(EXERCISE DIRECTIONS) Copy all lines of the listing that include the string "this".

==== GIVEN MATERIAL ====

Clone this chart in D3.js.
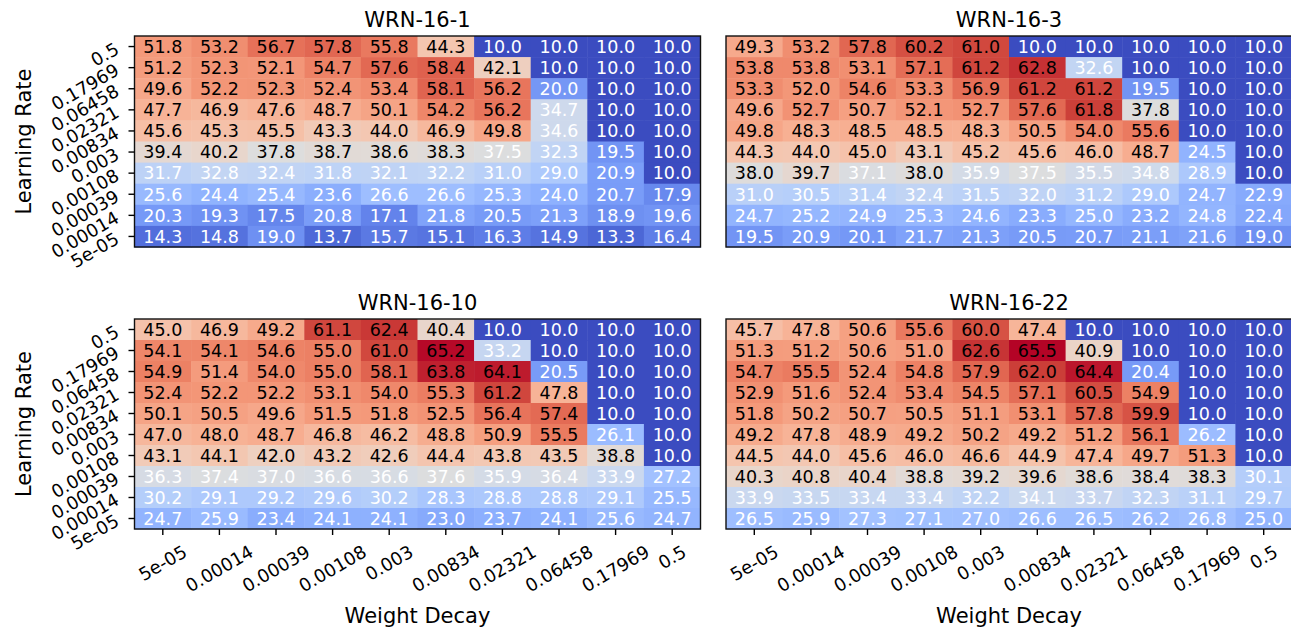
<!DOCTYPE html>
<html>
<head>
<meta charset="utf-8">
<script src="https://cdn.jsdelivr.net/npm/d3@7"></script>
<style>
  body { margin: 0; background: #fff; }
  svg { display: block; font-family: "DejaVu Sans", sans-serif; }
</style>
</head>
<body>
<svg id="viz"></svg>
<script>
/* Data */

const lrLabels = ["0.5", "0.17969", "0.06458", "0.02321", "0.00834", "0.003", "0.00108", "0.00039", "0.00014", "5e-05"];
const wdLabels = ["5e-05", "0.00014", "0.00039", "0.00108", "0.003", "0.00834", "0.02321", "0.06458", "0.17969", "0.5"];
const titles = ["WRN-16-1", "WRN-16-3", "WRN-16-10", "WRN-16-22"];

const wrn16_1 = [
  [51.8, 53.2, 56.7, 57.8, 55.8, 44.3, 10.0, 10.0, 10.0, 10.0],
  [51.2, 52.3, 52.1, 54.7, 57.6, 58.4, 42.1, 10.0, 10.0, 10.0],
  [49.6, 52.2, 52.3, 52.4, 53.4, 58.1, 56.2, 20.0, 10.0, 10.0],
  [47.7, 46.9, 47.6, 48.7, 50.1, 54.2, 56.2, 34.7, 10.0, 10.0],
  [45.6, 45.3, 45.5, 43.3, 44.0, 46.9, 49.8, 34.6, 10.0, 10.0],
  [39.4, 40.2, 37.8, 38.7, 38.6, 38.3, 37.5, 32.3, 19.5, 10.0],
  [31.7, 32.8, 32.4, 31.8, 32.1, 32.2, 31.0, 29.0, 20.9, 10.0],
  [25.6, 24.4, 25.4, 23.6, 26.6, 26.6, 25.3, 24.0, 20.7, 17.9],
  [20.3, 19.3, 17.5, 20.8, 17.1, 21.8, 20.5, 21.3, 18.9, 19.6],
  [14.3, 14.8, 19.0, 13.7, 15.7, 15.1, 16.3, 14.9, 13.3, 16.4]
];

const wrn16_3 = [
  [49.3, 53.2, 57.8, 60.2, 61.0, 10.0, 10.0, 10.0, 10.0, 10.0],
  [53.8, 53.8, 53.1, 57.1, 61.2, 62.8, 32.6, 10.0, 10.0, 10.0],
  [53.3, 52.0, 54.6, 53.3, 56.9, 61.2, 61.2, 19.5, 10.0, 10.0],
  [49.6, 52.7, 50.7, 52.1, 52.7, 57.6, 61.8, 37.8, 10.0, 10.0],
  [49.8, 48.3, 48.5, 48.5, 48.3, 50.5, 54.0, 55.6, 10.0, 10.0],
  [44.3, 44.0, 45.0, 43.1, 45.2, 45.6, 46.0, 48.7, 24.5, 10.0],
  [38.0, 39.7, 37.1, 38.0, 35.9, 37.5, 35.5, 34.8, 28.9, 10.0],
  [31.0, 30.5, 31.4, 32.4, 31.5, 32.0, 31.2, 29.0, 24.7, 22.9],
  [24.7, 25.2, 24.9, 25.3, 24.6, 23.3, 25.0, 23.2, 24.8, 22.4],
  [19.5, 20.9, 20.1, 21.7, 21.3, 20.5, 20.7, 21.1, 21.6, 19.0]
];

const wrn16_10 = [
  [45.0, 46.9, 49.2, 61.1, 62.4, 40.4, 10.0, 10.0, 10.0, 10.0],
  [54.1, 54.1, 54.6, 55.0, 61.0, 65.2, 33.2, 10.0, 10.0, 10.0],
  [54.9, 51.4, 54.0, 55.0, 58.1, 63.8, 64.1, 20.5, 10.0, 10.0],
  [52.4, 52.2, 52.2, 53.1, 54.0, 55.3, 61.2, 47.8, 10.0, 10.0],
  [50.1, 50.5, 49.6, 51.5, 51.8, 52.5, 56.4, 57.4, 10.0, 10.0],
  [47.0, 48.0, 48.7, 46.8, 46.2, 48.8, 50.9, 55.5, 26.1, 10.0],
  [43.1, 44.1, 42.0, 43.2, 42.6, 44.4, 43.8, 43.5, 38.8, 10.0],
  [36.3, 37.4, 37.0, 36.6, 36.6, 37.6, 35.9, 36.4, 33.9, 27.2],
  [30.2, 29.1, 29.2, 29.6, 30.2, 28.3, 28.8, 28.8, 29.1, 25.5],
  [24.7, 25.9, 23.4, 24.1, 24.1, 23.0, 23.7, 24.1, 25.6, 24.7]
];

const wrn16_22 = [
  [45.7, 47.8, 50.6, 55.6, 60.0, 47.4, 10.0, 10.0, 10.0, 10.0],
  [51.3, 51.2, 50.6, 51.0, 62.6, 65.5, 40.9, 10.0, 10.0, 10.0],
  [54.7, 55.5, 52.4, 54.8, 57.9, 62.0, 64.4, 20.4, 10.0, 10.0],
  [52.9, 51.6, 52.4, 53.4, 54.5, 57.1, 60.5, 54.9, 10.0, 10.0],
  [51.8, 50.2, 50.7, 50.5, 51.1, 53.1, 57.8, 59.9, 10.0, 10.0],
  [49.2, 47.8, 48.9, 49.2, 50.2, 49.2, 51.2, 56.1, 26.2, 10.0],
  [44.5, 44.0, 45.6, 46.0, 46.6, 44.9, 47.4, 49.7, 51.3, 10.0],
  [40.3, 40.8, 40.4, 38.8, 39.2, 39.6, 38.6, 38.4, 38.3, 30.1],
  [33.9, 33.5, 33.4, 33.4, 32.2, 34.1, 33.7, 32.3, 31.1, 29.7],
  [26.5, 25.9, 27.3, 27.1, 27.0, 26.6, 26.5, 26.2, 26.8, 25.0]
];

const grids = [wrn16_1, wrn16_3, wrn16_10, wrn16_22];

/* Environment */

const width = 1291;
const height = 630;

const svg = d3.select("#viz")
    .attr("width", width)
    .attr("height", height);

/* Colour: matplotlib coolwarm */

const coolwarm = d3.piecewise(d3.interpolateRgb, [
  "#3b4cc0", "#4d68d7", "#6282ea", "#779af7", "#8db0fe", "#a3c2ff", "#b8d0f9", "#ccd9ee",
  "#dddddd", "#ecd3c5", "#f5c4ad", "#f7b194", "#f49a7b", "#ec7f63", "#de604d", "#cb3e38", "#b40426"
]);

const allValues = grids.flat(2);
const vmin = d3.min(allValues);
const vmax = d3.max(allValues);
const color = d3.scaleSequential(coolwarm).domain([vmin, vmax]);
const threshold = (vmin + vmax) / 2;

/* Layout */

const cols = [134.5, 726];
const rows = [[36, 247], [319, 529]];
const panelW = 566;

const fs = 17.5;      // cell annotations
const tfs = 18;       // tick labels
const tickLen = 6;
const tickPad = 6;
const cos30 = Math.cos(Math.PI / 6), sin30 = Math.sin(Math.PI / 6);
const ascent = 0.928 * tfs, descent = 0.236 * tfs;
const textH = ascent + descent;

grids.forEach((grid, k) => {
  const ci = k % 2, ri = Math.floor(k / 2);
  const x0 = cols[ci], y0 = rows[ri][0], y1 = rows[ri][1];

  const x = d3.scaleBand().domain(wdLabels).range([x0, x0 + panelW]);
  const y = d3.scaleBand().domain(lrLabels).range([y0, y1]);

  const g = svg.append("g");

  const cells = [];
  grid.forEach((row, i) => row.forEach((v, j) => cells.push({lr: lrLabels[i], wd: wdLabels[j], v})));

  g.selectAll("rect.cell")
    .data(cells)
    .join("rect")
      .attr("class", "cell")
      .attr("x", d => x(d.wd))
      .attr("y", d => y(d.lr))
      .attr("width", x.bandwidth() + 0.5)
      .attr("height", y.bandwidth() + 0.5)
      .attr("fill", d => color(d.v));

  g.selectAll("text.val")
    .data(cells)
    .join("text")
      .attr("class", "val")
      .attr("x", d => x(d.wd) + x.bandwidth() / 2)
      .attr("y", d => y(d.lr) + y.bandwidth() / 2)
      .attr("dy", "0.36em")
      .attr("text-anchor", "middle")
      .attr("font-size", fs)
      .attr("fill", d => d.v > threshold ? "#000" : "#fff")
      .text(d => d.v.toFixed(1));

  g.append("rect")
      .attr("x", x0)
      .attr("y", y0)
      .attr("width", panelW)
      .attr("height", y1 - y0)
      .attr("fill", "none")
      .attr("stroke", "#111")
      .attr("stroke-width", 1.4);

  g.append("text")
      .attr("x", x0 + panelW / 2)
      .attr("y", y0 - 9)
      .attr("text-anchor", "middle")
      .attr("font-size", 21)
      .text(titles[k]);

  /* Y axis on the left column: right-aligned, centre-baseline, rotated 30deg */
  if (ci === 0) {
    const gy = g.append("g")
        .attr("transform", `translate(${x0},0)`)
        .call(d3.axisLeft(y).tickSize(tickLen).tickPadding(tickPad))
        .call(a => a.select(".domain").remove());
    gy.attr("font-size", tfs).attr("font-family", null);
    gy.selectAll(".tick line").attr("stroke-width", 1.4);
    gy.selectAll(".tick text")
        .attr("text-anchor", "middle")
        .attr("x", 0)
        .attr("dy", "0.346em")
        .attr("fill", "#000")
        .each(function() {
          const w = this.getComputedTextLength();
          const bw = w * cos30 + textH * sin30;
          const bh = w * sin30 + textH * cos30;
          const cx = -(tickLen + tickPad) - bw / 2;
          const cy = -ascent / 2 + bh / 2;
          d3.select(this).attr("transform", `translate(${cx},${cy}) rotate(-30)`);
        });

    g.append("text")
        .attr("transform", `translate(31,${(y0 + y1) / 2}) rotate(-90)`)
        .attr("text-anchor", "middle")
        .attr("font-size", 21)
        .text("Learning Rate");
  }

  /* X axis on the bottom row: centred, top-aligned, rotated 30deg */
  if (ri === 1) {
    const gx = g.append("g")
        .attr("transform", `translate(0,${y1})`)
        .call(d3.axisBottom(x).tickSize(tickLen).tickPadding(tickPad))
        .call(a => a.select(".domain").remove());
    gx.attr("font-size", tfs).attr("font-family", null);
    gx.selectAll(".tick line").attr("stroke-width", 1.4);
    gx.selectAll(".tick text")
        .attr("text-anchor", "middle")
        .attr("y", 0)
        .attr("dy", "0.346em")
        .attr("fill", "#000")
        .each(function() {
          const w = this.getComputedTextLength();
          const bh = w * sin30 + textH * cos30;
          const cy = tickLen + tickPad + bh / 2;
          d3.select(this).attr("transform", `translate(0,${cy}) rotate(-30)`);
        });

    g.append("text")
        .attr("x", x0 + panelW / 2)
        .attr("y", 623)
        .attr("text-anchor", "middle")
        .attr("font-size", 21)
        .text("Weight Decay");
  }
});
</script>
</body>
</html>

====

(EXERCISE SOLUTION)
Clone this chart in D3.js.
          const w = this.getComputedTextLength();
          d3.select(this).attr("transform", `translate(${cx},${cy}) rotate(-30)`);
          const w = this.getComputedTextLength();
          d3.select(this).attr("transform", `translate(0,${cy}) rotate(-30)`);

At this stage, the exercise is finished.